Cyrille Vincey, data scientist and chief data officer at Ve, explains the financial benefits for growing brands in using data to serve up a more engaging brand experience online – even on a limited budget.
Evoking sensations, cognitions, and behavioural responses in your customers is the very pinnacle of a well-executed brand experience.
However, conjuring these brand-based stimuli usually comes at a cost, but for those in the know, creating an authentic experience on a budget is possible.
The key is to invest in perhaps the most valuable commodity in marketing today: data.
Delivering an engaging brand experience
The quality of the brand experience that startups deliver through advertising is the foundation of what will hopefully be a profitable relationship between the company and their target market. And whether it’s making a memorable first impression with a new prospect or touching base with an existing customer, success relies on relevance to your audience.
Gathering insight from multiple data sources will help you cut straight to the heart of the customer’s needs and wants for sure, but it is when this data is transformed into actionable insight that this relevance can be achieved. This is the vital difference between targeting audiences with the right message, at the right time, using the right prompt – and not merely being another voice in the rabble.
Given a brand is built through the total experience that if offers, misfiring on just one customer touchpoint could put your authenticity at risk, as you’ve failed to understand both your customers and the journey they take to completing a sale.
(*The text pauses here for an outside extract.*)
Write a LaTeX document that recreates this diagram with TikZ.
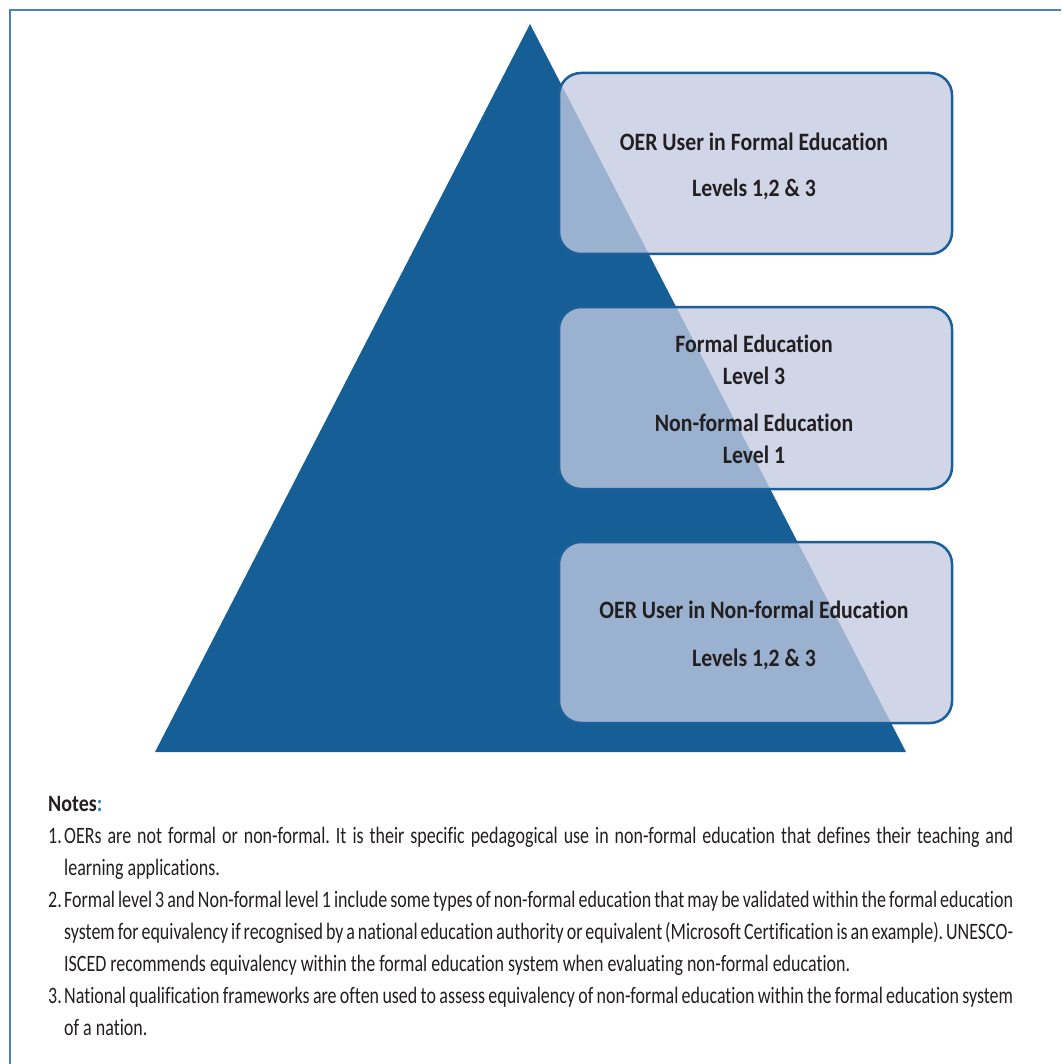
\documentclass[tikz,border=0pt]{standalone}
\usepackage{fontspec}
\setmainfont{Carlito}
\newfontfamily\boxfont[FakeStretch=0.87,Ligatures=NoCommon]{Carlito Bold}
\newfontfamily\notefont[FakeStretch=0.765,Ligatures=NoCommon]{Carlito}
\newfontfamily\notebold[FakeStretch=0.85]{Carlito Bold}
\definecolor{tri}{RGB}{22,94,150}
\definecolor{boxfill}{RGB}{194,202,225}
\definecolor{boxline}{RGB}{28,96,155}
\definecolor{txt}{RGB}{35,31,32}
\definecolor{frame}{RGB}{75,130,185}
\definecolor{colon}{RGB}{50,120,190}
\tikzset{
  infobox/.style={draw=boxline, line width=2.5pt, fill=boxfill, fill opacity=0.77, draw opacity=1,
    rounded corners=22pt, minimum width=393pt, inner sep=0pt},
  boxtxt/.style={anchor=base, inner sep=0pt, text=txt, font=\boxfont\fontsize{25}{30}\selectfont},
  notetxt/.style={anchor=base west, inner sep=0pt, text=txt, font=\notefont\fontsize{23.5}{32}\selectfont\frenchspacing},
}
\newcommand{\jline}[1]{\makebox[949pt][s]{#1}}
\begin{document}
\begin{tikzpicture}[x=1pt,y=-1pt]
\useasboundingbox (0,0) rectangle (1061,1064);
% frame
\draw[frame, line width=2pt] (10,1064) -- (10,10) -- (1061,10);
% pyramid
\fill[tri] (530,24) -- (155,752) -- (906,752) -- cycle;
% boxes
\node[infobox, minimum height=181pt] (b1) at (755.5,163.5) {};
\node[infobox, minimum height=182pt] (b2) at (755.5,398) {};
\node[infobox, minimum height=181pt] (b3) at (755.5,632.5) {};
% box texts
\node[boxtxt] (t1a) at (754,151) {OER User in Formal Education};
\node[boxtxt] (t1b) at (754,197) {Levels 1,2 \& 3};
\node[boxtxt] (t2a) at (754,352) {Formal Education};
\node[boxtxt] (t2b) at (754,384) {Level 3};
\node[boxtxt] (t2c) at (754,431) {Non-formal Education};
\node[boxtxt] (t2d) at (754,463) {Level 1};
\node[boxtxt] (t3a) at (754,618) {OER User in Non-formal Education};
\node[boxtxt] (t3b) at (754,666) {Levels 1,2 \& 3};
% notes
\node[notetxt] (nh) at (48,811) {\notebold Notes\textcolor{colon}{:}};
\node[notetxt] (n1) at (48,843) {1.};
\node[notetxt] (l1) at (64,843) {\jline{OERs are not formal or non-formal. It is their specific pedagogical use in non-formal education that defines their teaching and}};
\node[notetxt] (l2) at (64,875) {learning applications.};
\node[notetxt] (n2) at (48,907) {2.};
\node[notetxt] (l3) at (64,907) {\jline{Formal level 3 and Non-formal level 1 include some types of non-formal education that may be validated within the formal education}};
\node[notetxt] (l4) at (64,939) {\jline{system for equivalency if recognised by a national education authority or equivalent (Microsoft Certification is an example). UNESCO-}};
\node[notetxt] (l5) at (64,971) {ISCED recommends equivalency within the formal education system when evaluating non-formal education.};
\node[notetxt] (n3) at (48,1003) {3.};
\node[notetxt] (l6) at (64,1003) {\jline{National qualification frameworks are often used to assess equivalency of non-formal education within the formal education system}};
\node[notetxt] (l7) at (64,1035) {of a nation.};
\end{tikzpicture}
\end{document}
Using data marketing on a limited budget
Leveraging data often evokes thoughts of complex algorithms, the thought of which would make the finance team collectively shudder, but you’ll be happy to know that your most valuable data is also the cheapest and most readily available.
First-person data is the information you collect from your own visitors and customers. This is undoubtedly the most valuable because of its quality and it comes at no extra cost to your business. This primary data, which includes things like purchase and browsing history, provides key insights into the behaviours, interests, and actions demonstrated across your website. Taking control of this data is step one in nailing an authentic brand experience as it deepens your understanding of existing customers, allowing you to serve content, recommendations, and services based on interest, locations and intent – what they really care about, in other words.
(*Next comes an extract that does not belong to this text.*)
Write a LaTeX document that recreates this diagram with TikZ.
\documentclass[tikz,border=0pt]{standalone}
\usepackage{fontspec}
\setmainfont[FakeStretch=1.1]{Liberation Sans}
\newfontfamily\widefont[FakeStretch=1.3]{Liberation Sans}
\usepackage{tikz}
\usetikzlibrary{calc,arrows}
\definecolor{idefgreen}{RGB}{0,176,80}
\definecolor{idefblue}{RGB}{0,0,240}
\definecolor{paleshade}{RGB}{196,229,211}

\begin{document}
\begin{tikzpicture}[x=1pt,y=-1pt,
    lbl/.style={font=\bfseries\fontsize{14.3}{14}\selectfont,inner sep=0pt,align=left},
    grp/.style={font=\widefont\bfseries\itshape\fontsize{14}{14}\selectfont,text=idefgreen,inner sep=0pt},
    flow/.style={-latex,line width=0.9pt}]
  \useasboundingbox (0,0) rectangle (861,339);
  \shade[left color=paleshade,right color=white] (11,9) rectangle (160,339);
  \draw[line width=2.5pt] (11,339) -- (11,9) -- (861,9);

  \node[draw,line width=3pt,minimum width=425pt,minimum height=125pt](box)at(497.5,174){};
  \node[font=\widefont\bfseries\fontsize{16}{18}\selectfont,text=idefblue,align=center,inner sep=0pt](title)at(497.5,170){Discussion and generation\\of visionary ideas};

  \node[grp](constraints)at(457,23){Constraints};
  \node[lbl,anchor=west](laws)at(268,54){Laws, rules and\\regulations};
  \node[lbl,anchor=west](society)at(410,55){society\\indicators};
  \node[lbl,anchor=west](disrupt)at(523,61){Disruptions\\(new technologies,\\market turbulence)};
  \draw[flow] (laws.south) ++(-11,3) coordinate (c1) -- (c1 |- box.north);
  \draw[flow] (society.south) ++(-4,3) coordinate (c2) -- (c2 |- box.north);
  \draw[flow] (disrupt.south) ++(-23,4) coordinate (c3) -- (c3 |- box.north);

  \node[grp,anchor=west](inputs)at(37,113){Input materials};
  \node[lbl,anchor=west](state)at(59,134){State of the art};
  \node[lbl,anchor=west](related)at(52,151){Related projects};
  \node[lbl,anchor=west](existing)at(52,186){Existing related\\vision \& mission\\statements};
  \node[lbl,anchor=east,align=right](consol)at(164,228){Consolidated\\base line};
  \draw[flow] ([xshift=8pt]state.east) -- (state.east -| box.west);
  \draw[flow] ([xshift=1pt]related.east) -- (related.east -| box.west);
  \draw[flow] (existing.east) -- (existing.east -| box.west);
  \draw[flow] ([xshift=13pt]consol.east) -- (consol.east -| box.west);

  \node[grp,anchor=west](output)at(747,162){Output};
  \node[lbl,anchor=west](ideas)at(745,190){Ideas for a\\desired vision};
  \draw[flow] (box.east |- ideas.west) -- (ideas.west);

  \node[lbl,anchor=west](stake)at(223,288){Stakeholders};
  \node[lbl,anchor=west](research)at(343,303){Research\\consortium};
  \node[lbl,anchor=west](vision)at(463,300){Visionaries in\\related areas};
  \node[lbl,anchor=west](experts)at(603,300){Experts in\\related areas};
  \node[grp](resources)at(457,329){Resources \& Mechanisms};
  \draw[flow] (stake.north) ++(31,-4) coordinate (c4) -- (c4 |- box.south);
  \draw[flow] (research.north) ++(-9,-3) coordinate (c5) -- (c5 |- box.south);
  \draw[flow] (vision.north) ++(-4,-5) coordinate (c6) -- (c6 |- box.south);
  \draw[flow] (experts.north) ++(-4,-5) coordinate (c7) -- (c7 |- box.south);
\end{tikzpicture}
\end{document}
This is only step one however. Step two is where it all comes together, piecing together a fuller and more nuanced profile of individual customers by what interests them as they journey around the web. This is where third-party data comes in. Third-party data is amassed from other websites and can give startups further insight into a customers’ tastes and behaviours.
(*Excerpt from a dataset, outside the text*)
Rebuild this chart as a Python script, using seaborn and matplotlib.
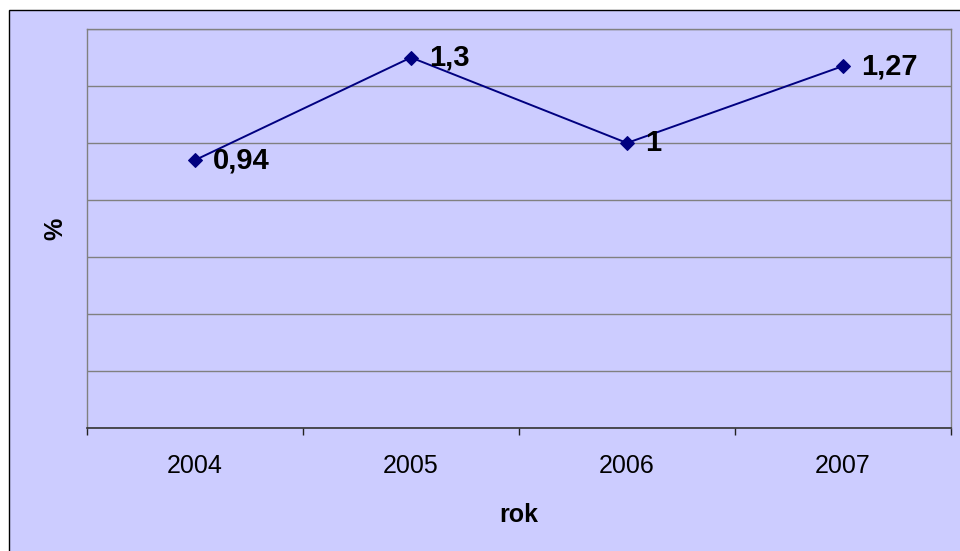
import matplotlib
matplotlib.use("Agg")
import matplotlib.pyplot as plt
from matplotlib.patches import Rectangle
import seaborn as sns
import pandas as pd

years = ["2004", "2005", "2006", "2007"]
values = [0.94, 1.3, 1.0, 1.27]
value_labels = ["0,94", "1,3", "1", "1,27"]

sns.set_theme(style="white")
plt.rcParams["font.family"] = ["Liberation Sans", "DejaVu Sans"]

W, H = 960, 551
fig = plt.figure(figsize=(W / 100, H / 100), dpi=100)
fig.patch.set_facecolor("white")

bg = "#CCCCFF"
# chart frame behind everything
frame = Rectangle((9 / W, -0.05), 1.0, 1 - 10 / H + 0.05,
                  transform=fig.transFigure, facecolor=bg,
                  edgecolor="#000000", linewidth=1.0, zorder=-10)
fig.patches.append(frame)

ax = fig.add_axes([87 / W, 1 - 428 / H, (951 - 87) / W, (428 - 29) / H])
ax.set_zorder(1)
ax.set_facecolor(bg)

df = pd.DataFrame({"rok": years, "val": values})
sns.lineplot(data=df, x="rok", y="val", ax=ax, color="#000080",
             linewidth=1.4, marker="D", markersize=7.5,
             markeredgecolor="#000080", markerfacecolor="#000080", zorder=3)

ax.set_xlim(-0.5, len(years) - 0.5)
ax.set_ylim(0, 1.4)
ax.set_yticks([0.2 * i for i in range(8)])
ax.yaxis.grid(True, color="#808080", linewidth=1.0)
ax.set_axisbelow(True)
ax.tick_params(axis="y", left=False, labelleft=False)

# category boundaries carry the ticks, labels sit in the centres
ax.set_xticks([i - 0.5 for i in range(len(years) + 1)])
ax.set_xticklabels([])
ax.set_xticks(range(len(years)), minor=True)
ax.set_xticklabels(years, minor=True, fontsize=18, color="black")
ax.tick_params(axis="x", which="major", direction="out", length=5,
               width=1, color="#222222", bottom=True)
ax.tick_params(axis="x", which="minor", length=0, pad=19)

for side in ("left", "right", "top"):
    ax.spines[side].set_color("#808080")
    ax.spines[side].set_linewidth(1.0)
ax.spines["bottom"].set_color("#333333")
ax.spines["bottom"].set_linewidth(1.2)

ax.set_xlabel("")
ax.set_ylabel("")

for i, (v, lab) in enumerate(zip(values, value_labels)):
    ax.annotate(lab, (i, v), xytext=(13, 0), textcoords="offset points",
                ha="left", va="center", fontsize=21, fontweight="bold",
                color="black")

fig.text(519 / W, 1 - 515 / H, "rok", ha="center", va="center",
         fontsize=18, fontweight="bold", color="black")
fig.text(55 / W, 1 - 229 / H, "%", ha="center", va="center",
         fontsize=18, fontweight="bold", rotation=90, color="black")

fig.savefig("out.png", dpi=100)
Think differently when sourcing data
The savviest of startups should, however, ignore some ‘off the shelf’ and ‘bargain bucket’ third-party data, which can be costly and vary in quality. Any external data you bring in should enrich your existing first-party data, not detract from it.
With that in mind, try obtaining data that’s already in the public domain. The Electoral Roll, Licensing Agency and the phone book are just three examples of public records that you could use to learn more about your existing customers. However, social listening tools provide, in my opinion, greater opportunities to extract game-changing insights from conversions happening across social media.
There are multiple social listening solutions available on the market, with SME pricing models to suit. The Holy Grail would be to marry up your social listening tool with your CRM system, allowing you to nurture existing customers, learn more about them and uncover potential new customers by analysing keywords, mentions and users who follow your profiles.
For those brave enough, you could venture further down the rabbit hole and arrive at second-party data. This relatively new form of data collection is basically another business’ first-party data that you can purchase. Why bother? Well, if I ran a hotel chain and wanted more customers, it would be advantageous to share my data with an airline and vice versa.
Understanding new customers
So, it’s evident that collecting and activating customer data will undoubtedly improve and perfect the brand experience you offer consumers. Off the back of this you’ll also be able to create some pretty potent customer personas as well as lookalike models, enabling you to target audiences exhibiting similar interests to those you have already. However, you’re still someway off developing a 360° view of people if you don’t understand which marketing activities triggered their interest in the first place.
My last piece of advice is to obtain data from those mechanisms used to hook customers at the start of their journey. Display advertisements, content, online news and other customer touchpoints, provide the outreach necessary to engage customers. Accurate attribution modelling will help you determine valuable touchpoints in your customers’ journeys and the value each has in generating a return for your business.
Being a former business owner myself, I fully appreciate that for a company in the midst of growth, the allocation of time and resource to harness data for the purposes of authenticity may not be a priority. That is why Ve recently launched its data-driven SaaS (Software as a Service) platform, which offers startups and growing brands intelligent, conversion-enhancing tech at their finger-tips saving countless hours in campaign set-up and management. It’s Pay on Performance model ensures that businesses only get charged when the tech directly drives an increase in online sales.
Additionally, because we’re the only business that both maps a customer’s journey from the initial advert exposure, all the way through to when they’ve made a purchase, our technologies trigger highly tailored messaging based on the unique journey they have taken online and the behaviour they’ve exhibited along the way.
Knowing your customer has always been lesson one in the marketer’s handbook and, as modern expectations of an effective brand experience continue to rise, leveraging the right data has become an integral part in this. So whether startups go it alone or lean on companies like Ve for a little help, data is not something to be feared but embraced by all growing companies – even those on a boot-strapped budget.